The wish for Revenge that the French melody is connected to can only be understood by fully acknowledging the paramount position of the lied during that century of Romanticism.  Just like its French counterpart, the lied also embodies all the political urges. Indeed, in the 19th century, Germany didn’t exist as a unified nation but as a land with unstable borders. A paradox coming out of being broken up was that in a multicultural nation in the making, the notion of Germanness was perceived a a coherent force. This concept was borrowed from Johann Gottfried Herder who thought he could forge a German identity first around a common language and then around a common narrative, a common culture and common traditions.
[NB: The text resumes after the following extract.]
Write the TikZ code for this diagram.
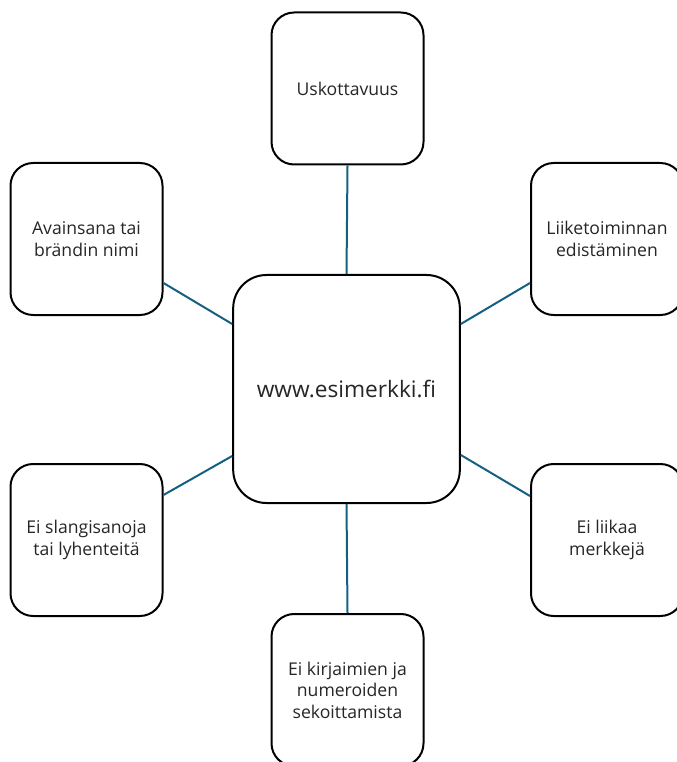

This national sentiment became political as an anti-French model rejecting the invasion of Revolutionary France and then tyranny of the Napoleonic regime. Germany then gradually rose as a nation built by culture and not by the State.

 

Among the main figures in this artistic trend, composers and writers are now cast as leading guides and extend their influence on a political level. As would again be the case in France half a century later, the rise of national awareness is made possible by the emergence of an high culture sustained by an enlightened bourgeois elite. This goes hand in hand with a search for the “national genius” elevating Goethe and Beethoven to a pinnacle as emblematic and above all rallying figures around that feeling of cultural Germanness. Although his letters to Goethe remained  unanswered, Schubert nevertheless made use of his poems for the phantasmagoric Erlkönig in 1815, which came after the inaugural Gretchen am Spinnrade. Schubert also drew from other contemporary German poets, such as Franz von Schober (Am Bach im Frühling) or Heinrich Heine (Schwanengesang), always driven by a will to reach an ultimate Germanic expression. Although Schubert’s first works inherited the dramatic intensity of melodrama, they are above all marked by the “popular tone” or Volkston, which sill is a touchstone of national rooting. The apparent simplicity of some lieder (Das Fischermädchen or Die Taubenpost) are thus reminiscent of age-old ditties anchored in the Germanic collective memory. The candidness in their writing coexists with solid narrative stakes – for instance, the essentially epic dimension of the kidnapping in Erlkönig, rendered by the imagery of the nightly horse ride expressed on the piano but also through extreme vocal expressiveness that transfixes the listener hearing the child’s distress as he implores his father.

 

The quest carried out in the making of the lied and the French melody is thus quite similar – that of an esthetic ideal that would not only be the embodiment but the matrix of a national effort deployed in the world of arts. From these encounters between music and poetry across the century, masterpieces have emerged.